EXERCISE INPUTS
___
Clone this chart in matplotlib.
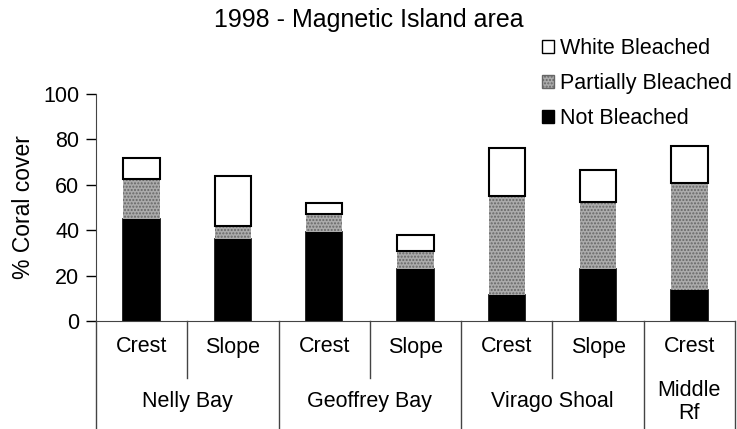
import numpy as np
import matplotlib
matplotlib.use('Agg')
import matplotlib.pyplot as plt
from matplotlib.patches import Patch

plt.rcParams['font.family'] = ['Liberation Sans', 'DejaVu Sans']

# data
zones = ['Crest', 'Slope', 'Crest', 'Slope', 'Crest', 'Slope', 'Crest']
sites = ['Nelly Bay', 'Geoffrey Bay', 'Virago Shoal', 'Middle\nRf']
site_spans = [(0, 2), (2, 4), (4, 6), (6, 7)]
not_bleached = [45, 36, 39, 23, 11.5, 23, 13.5]
partial = [17.5, 6, 8, 8, 43.5, 29.5, 47.5]
white = [9.5, 22, 5, 7, 21, 14, 16]
yticks = [0, 20, 40, 60, 80, 100]

fs = 15.5

fig = plt.figure(figsize=(7.37, 4.29), dpi=100)
ax = fig.add_axes([96 / 737, 108 / 429, 639 / 737, 227 / 429])

x = np.arange(len(zones))
nb = np.array(not_bleached)
pb = np.array(partial)
wb = np.array(white)
w = 0.4

ax.bar(x, nb, w, color='black', edgecolor='black', linewidth=1.2)
ax.bar(x, pb, w, bottom=nb, color='#ababab', edgecolor='#666666',
       hatch='.....', linewidth=0)
ax.bar(x, wb, w, bottom=nb + pb, color='white', edgecolor='black', linewidth=1.5)

ax.set_xlim(-0.5, len(zones) - 0.5)
ax.set_ylim(0, 100)
ax.set_yticks(yticks)
ax.set_xticks([])
ax.tick_params(axis='y', direction='out', length=7, width=1, labelsize=fs, pad=5)
ax.spines['top'].set_visible(False)
ax.spines['right'].set_visible(False)
ax.spines['bottom'].set_color('#444444')
ax.spines['left'].set_color('#444444')
ax.set_ylabel('% Coral cover', fontsize=16.5, labelpad=6)

# category table under the axis
row1 = -57 / 227
row2 = -108 / 227
lc = '#444444'
tr = ax.get_xaxis_transform()
for i, z in enumerate(zones):
    ax.text(i, -26 / 227, z, transform=tr, ha='center', va='center', fontsize=fs)
for name, (a, b) in zip(sites, site_spans):
    ax.text((a + b - 1) / 2, -81 / 227, name, transform=tr,
            ha='center', va='center', fontsize=fs, linespacing=1.15)
    # inner divider between crest and slope
    for k in range(a + 1, b):
        ax.plot([k - 0.5, k - 0.5], [0, row1], color=lc, lw=1,
                transform=tr, clip_on=False)
    ax.plot([b - 0.5, b - 0.5], [0, row2], color=lc, lw=1,
            transform=tr, clip_on=False)
ax.plot([-0.5, -0.5], [0, row2], color=lc, lw=1, transform=tr, clip_on=False)

fig.text(369 / 737, 1 - 20 / 429, '1998 - Magnetic Island area',
         ha='center', va='center', fontsize=18)

handles = [Patch(facecolor='white', edgecolor='black', linewidth=1),
           Patch(facecolor='#ababab', edgecolor='#666666', hatch='.....', linewidth=1),
           Patch(facecolor='black', edgecolor='black', linewidth=1)]
labels = ['White Bleached', 'Partially Bleached', 'Not Bleached']
fig.legend(handles, labels, loc='upper left', bbox_to_anchor=(542 / 737, 1 - 38 / 429),
           frameon=False, fontsize=fs, handlelength=0.55, handleheight=0.55,
           handletextpad=0.3, labelspacing=0.66, borderpad=0, borderaxespad=0)

fig.savefig('out.png', dpi=100)
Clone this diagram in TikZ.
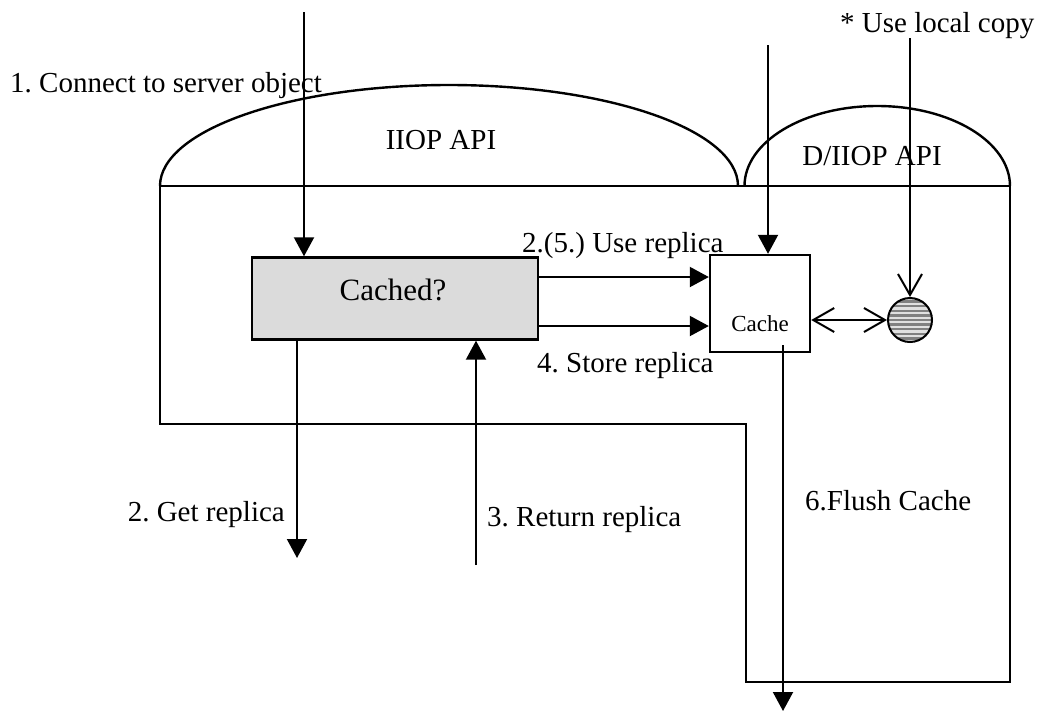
\documentclass[tikz,border=0pt]{standalone}
\usepackage{fontspec}
\setmainfont{Liberation Serif}
\usetikzlibrary{arrows.meta}
\frenchspacing
\begin{document}
\begin{tikzpicture}[x=1pt,y=-1pt,
  lbl/.style={font=\fontsize{29}{34}\selectfont, inner sep=0pt},
  frame/.style={line width=2.4pt},
  flow/.style={line width=2pt,-{Triangle[length=19pt,width=20pt]}},
  openflow/.style={line width=2pt,-{Straight Barb[length=21pt,width=24pt,line width=2pt]}},
  bothflow/.style={line width=2pt,{Straight Barb[length=21pt,width=24pt,line width=2pt]}-{Straight Barb[length=21pt,width=24pt,line width=2pt]}},
  decision/.style={draw, line width=2.4pt, fill=black!14, minimum width=286pt, minimum height=82pt, inner sep=0pt},
  store/.style={draw, line width=2.4pt, fill=white, minimum width=100pt, minimum height=97pt, inner sep=0pt},
  localcopy/.style={circle, draw, line width=2pt, minimum size=44pt, inner sep=0pt, fill=black!12,
    path picture={\foreach \k in {-5,...,5}
      \draw[black!50, line width=2.3pt] ([xshift=-30pt,yshift=\k*4.6pt]path picture bounding box.center) -- ++(60pt,0);}}
]
\useasboundingbox (0,0) rectangle (1039,713);

% API domes and the surrounding frame
\draw[frame] (160,186) arc[start angle=180,end angle=0,x radius=289pt,y radius=101pt];
\draw[frame] (744.5,186) arc[start angle=180,end angle=0,x radius=132.75pt,y radius=80pt];
\draw[frame] (160,186) -- (1010,186) -- (1010,682) -- (746,682) -- (746,424) -- (160,424) -- cycle;

\node[lbl, anchor=base] (iiop) at (441,149) {IIOP API};
\node[lbl, anchor=base] (diiop) at (872,165) {D/IIOP API};

% main elements
\node[decision] (cached) at (395,298.5) {};
\node[font=\fontsize{31}{36}\selectfont, inner sep=0pt, anchor=base] (cachedtxt) at (393,300) {Cached?};
\node[store] (cache) at (760,303.5) {};
\node[font=\fontsize{23}{27}\selectfont, inner sep=0pt, anchor=base] (cachetxt) at (760,331) {Cache};
\node[localcopy] (local) at (910,320) {};

% entry points
\coordinate (in1) at (304,12);
\coordinate (in2) at (768,45);
\coordinate (in3) at (910,38);
\draw[flow] (in1) -- (in1 |- cached.north);
\draw[flow] (in2) -- (in2 |- cache.north);
\draw[openflow] (in3) -- (local.north);

% replica flows between the decision and the cache
\coordinate (use) at (0,277);
\coordinate (sto) at (0,326);
\draw[flow] (cached.east |- use) -- (cache.west |- use);
\draw[flow] (cached.east |- sto) -- (cache.west |- sto);
\draw[bothflow] (cache.east |- local.west) -- (local.west);

% flows leaving / entering the frame
\coordinate (get) at (297,558);
\coordinate (ret) at (476,565);
\coordinate (flush) at (783,711);
\coordinate (flushstart) at (783,345);
\draw[flow] (get |- cached.south) -- (get);
\draw[flow] (ret) -- (ret |- cached.south);
\draw[flow] (flushstart) -- (flush);

% labels
\node[lbl, anchor=base west] (l1) at (10,92) {1. Connect to server object};
\node[lbl, anchor=base west] (lstar) at (840,32) {* Use local copy};
\node[lbl, anchor=base west] (l25) at (522,252) {2.(5.) Use replica};
\node[lbl, anchor=base west] (l4) at (537,372) {4. Store replica};
\node[lbl, anchor=base east] (l2) at (285,521) {2. Get replica};
\node[lbl, anchor=base west] (l3) at (487,526) {3. Return replica};
\node[lbl, anchor=base west] (l6) at (805,510) {6.Flush Cache};
\end{tikzpicture}
\end{document}
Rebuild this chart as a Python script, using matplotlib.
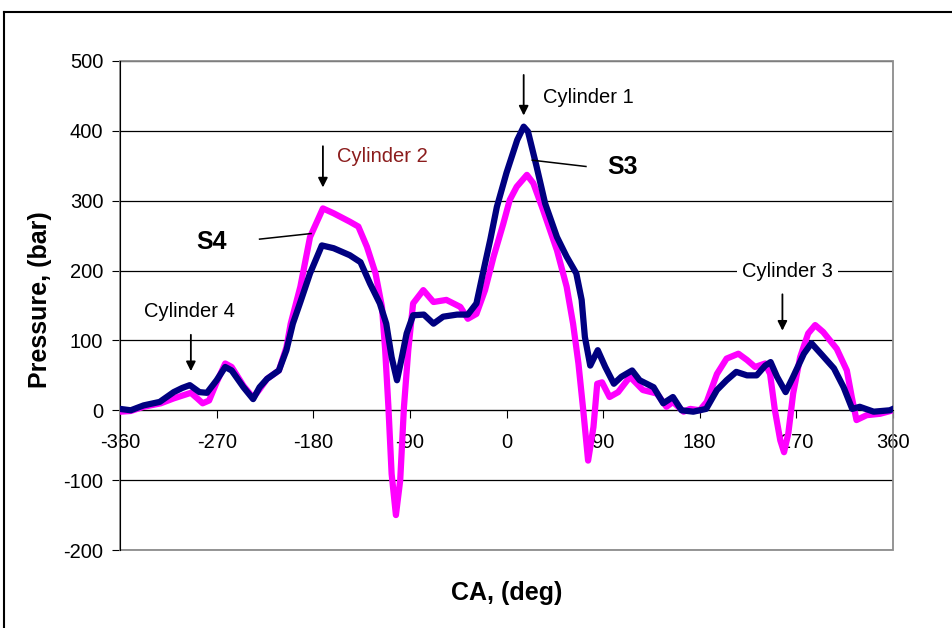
"""Cylinder pressure traces S3 / S4 against crank angle."""

import matplotlib.pyplot as plt
from matplotlib.patches import Rectangle

plt.rcParams["font.family"] = ["Liberation Sans", "DejaVu Sans"]
plt.rcParams["axes.unicode_minus"] = False

# ----- data -----
s3_ca = [-360, -350, -338, -323, -310, -302, -295, -286, -279, -270, -262, -256,
         -245, -236, -230, -223, -212, -205, -199, -192, -183, -172, -161, -146,
         -136, -127, -118, -112, -107, -102, -98, -93, -87, -77, -68, -59, -46,
         -36, -28, -22, -15, -9, 0, 10, 16, 20, 28, 36, 47, 56, 65, 70, 73, 78,
         85, 92, 100, 107, 117, 124, 137, 146, 155, 163, 174, 186, 196, 205, 214,
         224, 233, 241, 246, 252, 260, 267, 277, 284, 294, 305, 314, 322, 329,
         342, 357, 360]
s3_p = [2, 0, 7, 12, 26, 32, 36, 26, 25, 43, 62, 57,
        33, 16, 33, 45, 57, 86, 124, 155, 196, 236, 232, 222,
        212, 181, 153, 124, 76, 43, 72, 110, 136, 137, 124, 134, 137,
        137, 153, 196, 245, 291, 340, 387, 406, 399, 349, 296, 248, 220, 196, 158, 105, 64,
        86, 62, 38, 48, 57, 43, 33, 10, 19, 0, -2, 2, 29, 43, 55,
        50, 50, 64, 69, 48, 26, 48, 81, 96, 79, 60, 33, 2, 5,
        -2, 0, 2]

s4_ca = [-360, -350, -338, -322, -310, -300, -294, -288, -283, -277, -270, -262,
         -256, -245, -236, -230, -223, -212, -205, -201, -192, -183, -171, -161,
         -146, -138, -130, -122, -116, -113, -110, -107, -103, -99, -95.5, -91.5,
         -87, -77.5, -68, -56, -43, -36, -28, -20, -12, -3, 3, 9.5, 19, 25, 34,
         47, 56, 62, 67, 71.5, 76, 81, 84.5, 89, 96, 104, 115, 127, 140, 149,
         155, 165, 171, 180, 186.5, 196, 205, 216, 224, 231.5, 241, 245.5, 250,
         255, 258.5, 262.5, 267, 273.5, 281, 287.5, 295, 307.6, 317, 321.6, 326,
         335.5, 348, 360]
s4_p = [-2, -1, 5, 10, 17, 22, 25, 17, 10, 14, 40, 67,
        62, 35, 18, 30, 45, 57, 90, 124, 177, 248, 289, 282,
        270, 263, 234, 196, 148, 86, 5, -91, -150, -100, 5, 86,
        153, 172, 155, 158, 148, 131, 138, 172, 220, 267, 301, 320, 337, 325, 287,
        229, 177, 124, 67, 0, -72, -24, 38, 40, 19, 26, 48, 29, 24, 5,
        12, -2, 2, 0, 12, 52, 74, 81, 72, 62, 67, 52, 0,
        -43, -60, -33, 24, 76, 110, 122, 112, 88, 57, 19, -14,
        -7, -5, 0]

x_ticks = [-360, -270, -180, -90, 0, 90, 180, 270, 360]
y_ticks = [-200, -100, 0, 100, 200, 300, 400, 500]

# ----- plot -----
fig = plt.figure(figsize=(9.52, 6.28), dpi=100)
ax = fig.add_axes([120 / 952, 1 - 550 / 628, 773 / 952, 489 / 628])
ax.set_axisbelow(True)

ax.plot(s4_ca, s4_p, color="#FF00FF", lw=4.5, solid_joinstyle="round", zorder=3)
ax.plot(s3_ca, s3_p, color="#000080", lw=4.5, solid_joinstyle="round", zorder=4)

ax.set_xlim(-360, 360)
ax.set_ylim(-200, 500)
ax.set_xticks(x_ticks)
ax.set_yticks(y_ticks)
ax.grid(axis="y", color="black", lw=0.9)

ax.spines["bottom"].set_position(("data", 0))
ax.spines["bottom"].set_color("black")
ax.spines["left"].set_color("black")
ax.spines["top"].set_visible(False)
ax.spines["right"].set_visible(False)
ax.add_patch(Rectangle((0, 0), 1, 1, transform=ax.transAxes, fill=False,
                       edgecolor="#8c8c8c", lw=1.3, zorder=1, clip_on=False))

ax.tick_params(axis="x", direction="out", length=6, pad=10, labelsize=14.5)
ax.tick_params(axis="y", direction="out", length=6, pad=6, labelsize=14.5)

# annotations
arrow = dict(arrowstyle="-|>", color="black", lw=1.3, mutation_scale=14)
ax.text(34, 448, "Cylinder 1", fontsize=14.5, ha="left", va="center")
ax.annotate("", xy=(16, 418), xytext=(16, 484), arrowprops=arrow)

ax.text(-158, 363, "Cylinder 2", fontsize=14.5, ha="left", va="center", color="#8B1C1C")
ax.annotate("", xy=(-171, 315), xytext=(-171, 382), arrowprops=arrow)

ax.text(262, 198, "Cylinder 3", fontsize=14.5, ha="center", va="center",
        bbox=dict(boxstyle="square,pad=0.25", fc="white", ec="none"))
ax.annotate("", xy=(257, 110), xytext=(257, 170), arrowprops=arrow)

ax.text(-295, 141, "Cylinder 4", fontsize=14.5, ha="center", va="center")
ax.annotate("", xy=(-294, 52), xytext=(-294, 112), arrowprops=arrow)

ax.text(94, 348, "S3", fontsize=18, fontweight="bold", ha="left", va="center")
ax.plot([24, 74], [358, 349], color="black", lw=1.1, zorder=5)
ax.text(-289, 241, "S4", fontsize=18, fontweight="bold", ha="left", va="center")
ax.plot([-230, -182], [245, 253], color="black", lw=1.1, zorder=5)

fig.text(40 / 952, 1 - 300 / 628, "Pressure, (bar)", rotation=90, fontsize=18,
         fontweight="bold", ha="center", va="center")
fig.text(507 / 952, 1 - 593 / 628, "CA, (deg)", fontsize=18, fontweight="bold",
         ha="center", va="center")

# outer chart frame (cut off at right and bottom)
fig.add_artist(plt.Line2D([4 / 952, 4 / 952], [0, 1 - 12 / 628], color="black", lw=1.5))
fig.add_artist(plt.Line2D([4 / 952, 1], [1 - 12 / 628, 1 - 12 / 628], color="black", lw=1.5))

fig.savefig("out.png", dpi=100)
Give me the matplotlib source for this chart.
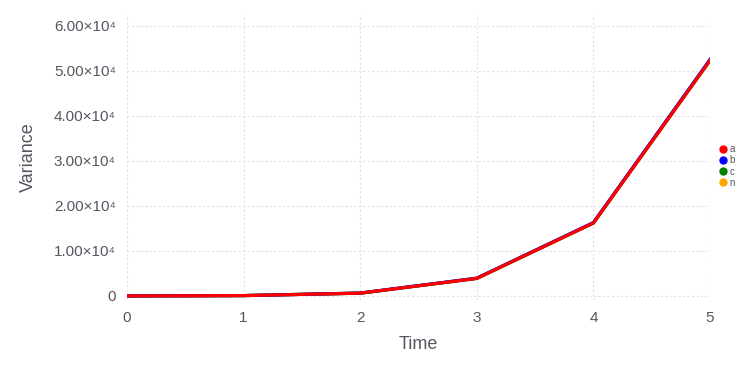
import matplotlib
matplotlib.use('Agg')
import matplotlib.pyplot as plt
from matplotlib.lines import Line2D
from matplotlib.ticker import FuncFormatter

plt.rcParams['font.family'] = ['Liberation Sans', 'DejaVu Sans']

time = [0, 1, 2, 3, 4, 5]
series_names = ['a', 'b', 'c', 'n']
series_colors = ['red', 'blue', 'green', 'orange']
var_a = [0, 80, 620, 3900, 16200, 52300]
var_b = [0, 80, 640, 3950, 16300, 52500]
var_c = [0, 80, 620, 3900, 16200, 52300]
var_n = [0, 80, 620, 3900, 16200, 52300]
values = [var_a, var_b, var_c, var_n]

TEXT = '#5a5360'
GRID = '#e0e0ea'

fig = plt.figure(figsize=(7.56, 3.78), dpi=100)
ax = fig.add_axes([127 / 756, 1 - 300 / 378, (710 - 127) / 756, 285 / 378])

# draw in reverse so "a" ends on top
for name, col, v in reversed(list(zip(series_names, series_colors, values))):
    ax.plot(time, v, color=col, linewidth=2.3, solid_joinstyle='miter')

ax.set_xlim(0, 5)
ax.set_ylim(-900, 62400)
ax.set_xticks(time)
ax.set_yticks([0, 10000, 20000, 30000, 40000, 50000, 60000])


def fmt(y, pos):
    if y == 0:
        return '0'
    return f"{y / 1e4:.2f}×10⁴"


ax.yaxis.set_major_formatter(FuncFormatter(fmt))
ax.tick_params(length=0, labelsize=11, labelcolor=TEXT, pad=8)
ax.grid(True, color=GRID, linestyle=(0, (2, 2)), linewidth=0.8)
for s in ax.spines.values():
    s.set_visible(False)

ax.set_xlabel('Time', fontsize=13, color=TEXT, labelpad=8)
ax.set_ylabel('Variance', fontsize=13, color=TEXT, labelpad=12)

handles = [Line2D([], [], marker='o', linestyle='none', color=c, markersize=5) for c in series_colors]
ax.legend(handles, series_names, loc='center left', bbox_to_anchor=(1.0, 0.47), frameon=False,
          fontsize=7, handletextpad=0.1, labelspacing=0.12, borderaxespad=0.3, handlelength=1.2,
          labelcolor=TEXT)

fig.savefig('out.png', dpi=100)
___
AIM
Search the listing for the word "chart" and return each line that holds it.

REPLY TO THE EXERCISE
Clone this chart in matplotlib.
Rebuild this chart as a Python script, using matplotlib.
# outer chart frame (cut off at right and bottom)
Give me the matplotlib source for this chart.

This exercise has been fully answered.